We generally dislike the idea of thinking about foods as "natural diuretics." Any food that we eat has some impact on our water balance, and part of the reason we need food is to take advantage of their water content. In general, the reason we eat is to provide our body with additional water, not to remove water from it.

There are many ways in which our body actively gets rid of water. Urination is of course a primary way, but so is perspiration and even water vapor loss through our breath when we breathe out. When large amounts of water leave our body through urination, it is often because our body is trying to get rid of excessive amounts of some chemical that's water-soluble and is most easily eliminated through urination. For example, large, unneeded amounts of water-soluble vitamins will often cause us to lose water when our kidneys work to get rid of these vitamins. Consumption of alcohol is another good example of a food and beverage component that causes water loss. When alcohol enters our bloodstream, it can block synthesis of a hormone called vasopressin in our pituitary gland. Since vasopressin is a hormone that helps prevent water loss through our kidneys (it's called an anti-diuretic hormone), when alcohol interferes with vasopressin synthesis it also makes us urinate more and lose water in that way. Caffeine is another food substance (found not only in coffee but also in chocolate and black teas) that has traditionally been regarded as a chemical that causes diuresis (loss of water through the kidneys). However, most of the more recent research calls this traditional view into question.

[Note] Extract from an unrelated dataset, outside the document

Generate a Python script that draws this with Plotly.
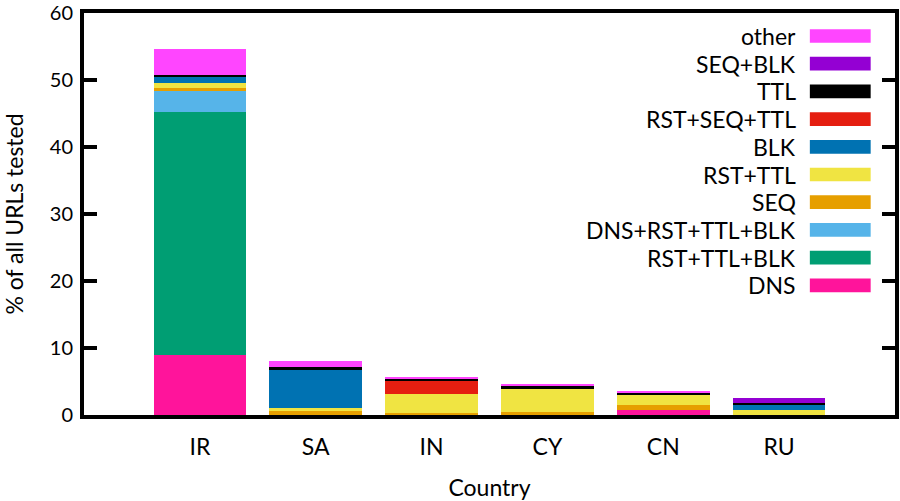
import plotly.graph_objects as go

# 国別の内訳 (% of all URLs tested)
countries = ['IR', 'SA', 'IN', 'CY', 'CN', 'RU']

# stack order bottom -> top
series_names = ['DNS', 'RST+TTL+BLK', 'DNS+RST+TTL+BLK', 'SEQ', 'RST+TTL',
                'BLK', 'RST+SEQ+TTL', 'TTL', 'SEQ+BLK', 'other']
series_colors = ['#ff149b', '#009e73', '#56b4e9', '#e69f00', '#f0e442',
                 '#0072b2', '#e51e10', '#000000', '#9400d3', '#ff45ff']

dns = [8.95, 0, 0, 0, 0.82, 0]
rst_ttl_blk = [36.3, 0, 0, 0, 0, 0]
dns_rst_ttl_blk = [3.1, 0, 0, 0, 0, 0]
seq = [0.5, 0.6, 0.35, 0.52, 0.6, 0]
rst_ttl = [0.75, 0.45, 2.82, 3.37, 1.58, 0.82]
blk = [0.95, 5.65, 0, 0, 0, 0.6]
rst_seq_ttl = [0, 0, 1.93, 0, 0, 0]
ttl = [0.15, 0.5, 0.3, 0.55, 0.35, 0.3]
seq_blk = [0, 0, 0, 0, 0, 0.89]
other = [3.95, 0.85, 0.3, 0.15, 0.15, 0]

series_values = [dns, rst_ttl_blk, dns_rst_ttl_blk, seq, rst_ttl,
                 blk, rst_seq_ttl, ttl, seq_blk, other]

y_ticks = [0, 10, 20, 30, 40, 50, 60]

FONT = 'Lato'
FS = 23

fig = go.Figure()
for name, color, vals in zip(series_names, series_colors, series_values):
    fig.add_trace(go.Bar(x=countries, y=vals, name=name,
                         marker=dict(color=color, line=dict(width=0)),
                         showlegend=False))

# 凡例 (右寄せテキスト + 右側に色見本)
ROW0 = 36
ROW_STEP = 27.7
PLOT_TOP, PLOT_BOTTOM = 13, 415
for i, (name, color) in enumerate(zip(series_names[::-1], series_colors[::-1])):
    ypx = ROW0 + ROW_STEP * i
    yp = (PLOT_BOTTOM - ypx) / (PLOT_BOTTOM - PLOT_TOP)
    fig.add_annotation(x=0.880, y=yp, xref='paper', yref='paper', text=name,
                       showarrow=False, xanchor='right', yanchor='middle',
                       font=dict(family=FONT, size=FS, color='black'))
    fig.add_shape(type='rect', xref='paper', yref='paper',
                  x0=0.895, x1=0.970, y0=yp - 0.017, y1=yp + 0.017,
                  fillcolor=color, line=dict(width=0))

fig.update_layout(
    barmode='stack',
    bargap=0.2,
    width=900, height=501,
    margin=dict(l=84, r=5, t=13, b=86, autoexpand=False),
    plot_bgcolor='white', paper_bgcolor='white',
    font=dict(family=FONT, size=FS, color='black'),
    xaxis=dict(type='category', range=[-1, 6], showline=True, linewidth=4,
               linecolor='black', mirror=True, ticks='', showgrid=False,
               automargin=False, ticklabelstandoff=8,
               title=dict(text='Country', standoff=22, font=dict(size=FS))),
    yaxis=dict(range=[0, 60], tickvals=y_ticks, showline=True, linewidth=4,
               linecolor='black', mirror='ticks', ticks='inside', ticklen=13,
               tickwidth=4, tickcolor='black', showgrid=False, zeroline=False,
               automargin=False, ticklabelstandoff=3, ticklabeloverflow='allow',
               tickfont=dict(size=20),
               title=dict(text='% of all URLs tested', standoff=31, font=dict(size=FS))),
)

fig.write_html("out.html", config={'displayModeBar': False},
               post_script="document.body.style.margin = '0';")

It would be problematic for your health if you tried to increase your body's water loss through consumption of alcohol, excessive vitamin supplements, or caffeine. In fact, we cannot think of any step you would want to take with your diet as a way to increase water loss. Your body is designed to control its own water balance, and the best way to support that process is for you to eat a diet based on whole, natural, minimally processed foods, and drink plenty of clean, fresh, filtered water. If you have clinical health issues that are causing you to retain unwanted amounts of water, your healthcare provider is the person to see. He or she can help you determine the underlying imbalances in your body that are causing you to retain too much water, and take clinical steps if they turn out to be desirable.

We realize that some websites describe particular foods - like celery, or watermelon, or asparagus, or parsley as having mild diuretic effects. As mentioned earlier, however, we would discourage this view of whole, natural foods.

References:

Armstrong LE. Caffeine, Body Fluid-Electrolyte Balance, and Exercise Performance. Int J Sport Nutr Exerc Metab. 2002;12(2):189-206.

Armstrong LE, Pumerantz AC, Roti MW, et al. Fluid, Electrolyte, and Renal Indices of Hydration During 11 Days of Controlled Caffeine Consumption. Int J Sport Nutr Exerc Metab. 2005;15(3): 252-65.

Grandjean AC, Reimers KJ, Bannick KE, et al. The Effect of Caffeinated, Non-Caffeinated, Caloric and Non-Caloric Beverages on Hydration. J Am Coll Nutr. 2000;19(5):591-600.

Parlesak A, Pohl C, Bode JC, et al. Water Metabolism in Rats Subjected to Chronic Alcohol Administration. Nephron Physiol. 2004;97(1):p9-15.